Mais sauf à considérer que l'Etat serait inspiré par une mauvaise foi et un sadisme conséquents, il est difficile de s'élever par principe contre ce qui a toujours été l'une de ses fonctions fondamentales : le prélèvement de l'impôt. Qu'on argumente pour déterminer son caractère juste ou injuste, équitable ou inégalitaire est parfaitement normal mais rien de commun entre ce débat qui continue d'avoir lieu et les violences et dégradations scandaleuses constatées ces derniers jours.

Si je me mêle de ce qui me regarde en ma qualité de citoyen, c'est que j'aurais bien aimé que sur la justice par exemple, telle ou telle voix s'exprime pour défendre ce service public contre souvent la multitude d'attaques partiales ou ignorantes dont il a été ou est victime.

Modestement, je viens au secours de l'administration fiscale et je n'aime pas ces déplorables actions qui s'en prennent à des centres et à des fonctionnaires qui ne sont évidemment en aucun cas responsables d'une politique fiscale qu'ils appliquent et qui leur est imposée. Confondre l'inspirateur et l'exécutant est puéril et je déteste ce défouloir qui se trompe délibérément de cible.

Le moment venu, il y aura mille manières de protester à l'encontre de mesures fiscales d'autant plus insupportables qu'elles paraissent moins résulter d'un dessein mûri que d'une improvisation qui oscille entre l'alourdissement et l'annonce d'une baisse. Pas de quoi certes avoir une confiance raisonnée dans les initiatives de ce pouvoir mais rien non plus qui autorise des débordements et la stigmatisation de faux coupables.

Je suis d'autant plus désireux de me livrer à cette petite apologie qu'à chaque fois que j'ai eu besoin de prendre langue avec l'administration fiscale, dans quelque centre que ce soit, j'ai été frappé par la courtoisie et l'écoute des agents, leur volonté de répondre le mieux possible aux attentes et aux inquiétudes des citoyens. Non pas une institution au-dessus d'eux mais à leur service. J'ai songé souvent que la Justice aurait dû s'inspirer de telles pratiques en même temps compétentes et aimables.

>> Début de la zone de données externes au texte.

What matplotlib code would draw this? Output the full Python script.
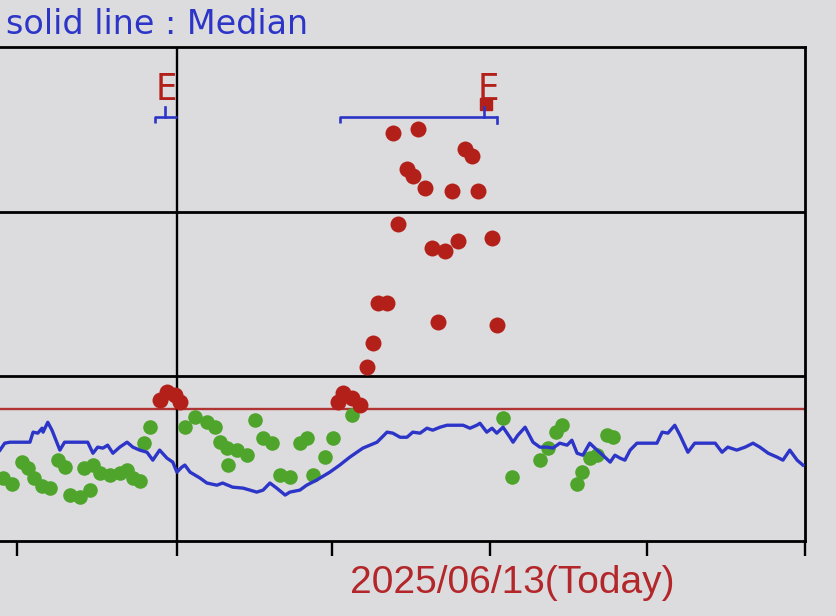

Alors nouvelle fronde, jacquerie, révolte ? Tout cela me paraît caractériser certes un sentiment de haut-le-coeur fiscal mais surtout une immaturité démocratique, l'exaspération face à un trop-plein que la société n'admet plus, une défiance à l'encontre d'un Etat qui n'est même plus perçu comme légitime dans cette mission régalienne.

Mais nous sommes en démocratie et elle n'est pas à ce point malade qu'on puisse se passer d'elle et de ses échéances pour s'abandonner à un sauvage et triste spontanéisme.

Cartouche est un héros ancien. Les temps ont changé. Aujourd'hui il nous faut un chef d'Etat, une politique cohérente et donc acceptée.

N'allons pas incendier nos services publics. Ils n'ont pas à payer pour ce qu'on nous fait payer.